With deadlines to address climate change looming, countries worldwide missed a chance with unprecedented pandemic stimulus spending, a new Johns Hopkins University study finds.
Analyzing over $13 trillion in COVID-19-related stimulus packages from 19 countries and the European Union, just 6% of the money went to projects that will likely reduce greenhouse gasses, while the vast majority of recovery spending didn’t address climate at all. Another 3% of stimulus spending went to projects likely to increase emissions.
The findings are published by Nature.
“These economic recovery packages provided an opportunity for countries including the United States to really envision what they want their economies to look like going forward,” said co-author Scot Miller, an assistant professor of environmental health and engineering at Johns Hopkins. “The pandemic could have been an opportunity to push countries toward greener economies and a lot of governments have failed to do so.”
Governments typically prioritize economic growth over climate protection, particularly during economic downturns. Yet stimulus spending during recessions offers an opportunity to combine climate and economic objectives, the authors say. In the aftermath of the 2009 recession, for instance, 16% of global stimulus spending targeted emissions-reducing activities.
The team analyzed each nation’s stimulus policy from the beginning of the pandemic in 2020 well into 2021, considering the percent dedicated for activities that would increase emissions, lower emissions or that were emissions neutral.
Of the $13 trillion nations pledged for recovery efforts, just 6% targeted activities that would reduce emissions —investments in electric vehicles, transit infrastructure, energy efficient homes and offices, and renewable energy research.

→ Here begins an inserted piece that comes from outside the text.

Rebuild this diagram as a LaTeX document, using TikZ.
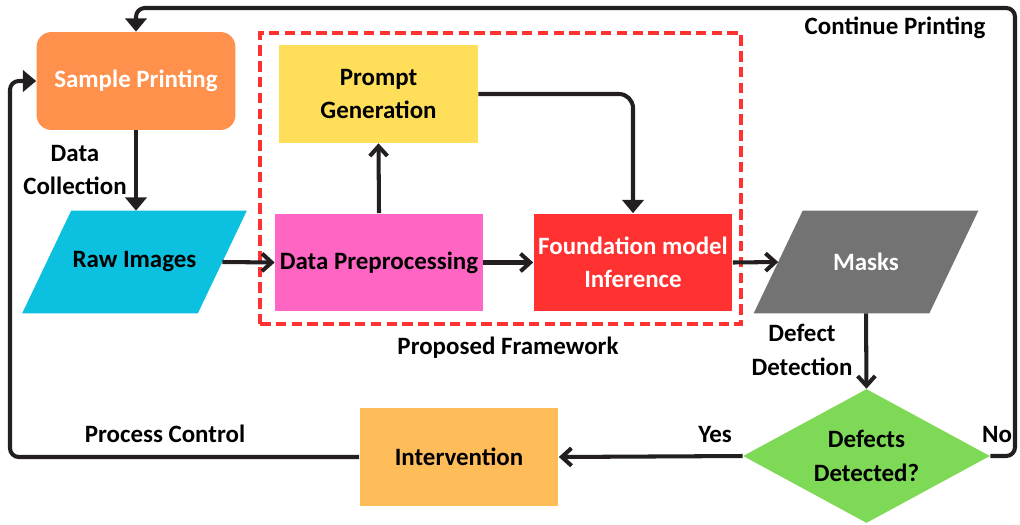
\documentclass[tikz,border=0pt]{standalone}
\usepackage{fontspec}
\setmainfont{Carlito}
\usetikzlibrary{shapes.geometric, arrows.meta, positioning, calc, backgrounds}

\definecolor{sampleorange}{HTML}{FF914D}
\definecolor{rawcyan}{HTML}{0CC0DF}
\definecolor{promptyellow}{HTML}{FFDE59}
\definecolor{prepink}{HTML}{FF66C4}
\definecolor{fmred}{HTML}{FF3131}
\definecolor{maskgray}{HTML}{737373}
\definecolor{decgreen}{HTML}{7ED957}
\definecolor{intorange}{HTML}{FFBD59}
\definecolor{linedark}{HTML}{231F20}

\begin{document}
\begin{tikzpicture}[
          x=0.02cm, y=-0.02cm, % one unit = one pixel of the layout
          font=\fontsize{14.2}{19}\selectfont\bfseries,
          every node/.style={align=center, inner sep=1pt},
          box/.style={rectangle, minimum width=3.98cm, minimum height=1.96cm},
          parbox/.style={rectangle, minimum width=3.5cm, minimum height=2.04cm}, % mid-width of the slanted box
          decision/.style={diamond, fill=decgreen, aspect=1.84, minimum width=4.94cm, minimum height=2.68cm, inner sep=0pt},
          frame/.style={rectangle, draw=fmred, line width=2pt, dash pattern=on 6pt off 3pt},
          arr/.style={draw=linedark, line width=2.3pt, -{Straight Barb[length=5.5pt, width=10pt, line width=2.3pt]}},
          farr/.style={draw=linedark, line width=2.3pt, -{Triangle[length=7.5pt, width=12pt]}}
        ]
        \useasboundingbox (0,0) rectangle (1020,524);

        % main flow
        \node [box, fill=sampleorange, text=white, rounded corners=0.3cm] (sample) at (136,81) {Sample Printing};
        \node [parbox] (raw) at (134.5,262) {Raw Images};
        \node [box, fill=promptyellow] (prompt) at (378.5,94) {Prompt\\Generation};
        \node [box, fill=prepink, minimum width=4.16cm] (prep) at (379,262.5) {Data Preprocessing};
        \node [box, fill=fmred, text=white] (infer) at (633,262.5) {Foundation model\\Inference};
        \node [parbox, text=white] (masks) at (866,262) {Masks};
        \node [decision] (defects) at (866.5,456) {Defects\\Detected?};
        \node [box, fill=intorange] (interv) at (459,457) {Intervention};
        \node [frame, minimum width=9.62cm, minimum height=5.82cm] (framework) at (500.5,178.5) {};

        \begin{pgfonlayer}{background}
          \fill [rawcyan] ($(raw.south west)+(-24.5,0)$) -- ($(raw.north west)+(24.5,0)$)
                -- ($(raw.north east)+(24.5,0)$) -- ($(raw.south east)+(-24.5,0)$) -- cycle;
          \fill [maskgray] ($(masks.south west)+(-24.5,0)$) -- ($(masks.north west)+(24.5,0)$)
                -- ($(masks.north east)+(24.5,0)$) -- ($(masks.south east)+(-24.5,0)$) -- cycle;
        \end{pgfonlayer}

        \draw [farr] (sample.south) -- (sample.south |- raw.north);
        \draw [arr] (raw.east) -- (prep.west);
        \draw [arr] (prep.north) -- (prompt.south);
        \draw [arr] (prep.east) -- (infer.west);
        \draw [farr, rounded corners=8pt] (prompt.east) -| (infer.north);
        \draw [arr] (infer.east) -- (masks.west);
        \draw [arr] (masks.south) -- (defects.north);
        \draw [arr] (defects.west) -- (interv.east);

        % feedback loops
        \coordinate (noturn) at (1015,8);
        \coordinate (ctrlturn) at (10,81);
        \draw [farr, rounded corners=5pt] (defects.east) -| (noturn) -| (sample.north);
        \draw [farr, rounded corners=5pt] (interv.west) -| (ctrlturn) -- (sample.west);

        % labels
        \node (contlbl) at (895,28) {Continue Printing};
        \node (colllbl) at (75,170) {Data\\Collection};
        \node (proplbl) at (508,348) {Proposed Framework};
        \node (detlbl) at (802,350) {Defect\\Detection};
        \node (yeslbl) at (715,434) {Yes};
        \node (nolbl) at (997,434) {No};
        \node (ctrllbl) at (165,434) {Process Control};
        \end{tikzpicture}
\end{document}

Countries spent less $1 trillion on projects that would cut greenhouse emissions, either directly or indirectly.
“Even though this was a public health crisis, in principle governments could have intervened in the economy in a way that changed everything, getting together to do something really big to meet the climate challenge,” said lead author Jonas Nahm, assistant professor of energy, resources, and environment at Johns Hopkins’ School of Advanced International Studies. “But the vast majority of the money spent has very tenuous relations to emissions so it was, overall, very disappointing.”
The team found that of green stimulus measures, only about 27% would directly reduce greenhouse emissions. The remaining approximately 72% would have an indirect impact at best, projects like subsidies for biofuel producers in Brazil, or funding in Germany to aid the construction of electric vehicle charging stations.
Countries that dedicated the most stimulus money for green projects include South Korea and the European Union, each dedicating more than 30% of their packages to such measures. Brazil, Germany and Italy invested more than 20% of their recovery spending in green projects while France spent just over 10%.
Countries that barely considered climate-related projects in their recovery plans, spending less than 5% of their totals, include the United States, Japan, Russia, and the United Kingdom.
The trillions of dollars spent globally, mainly on unconditional checks for individuals and businesses, could have covered the necessary investments in technology, infrastructure, and research and development to meet the Paris Agreement climate goals, all while creating jobs and economic recovery, the authors said. As part of this agreement, many countries have set interim emissions goals for year 2030.
“If there was ever an opportunity to tie economic recovery with these climate goals that are drawing closer by the day, this would have been the time to do it,” Miller said. “In the months and years ahead, we shouldn’t forget about climate and greenhouse gas emissions goals when devising economic recovery measures. These 2030 climate goals are coming faster and sooner than we think and we can’t put off thinking about climate change until the pandemic is over.”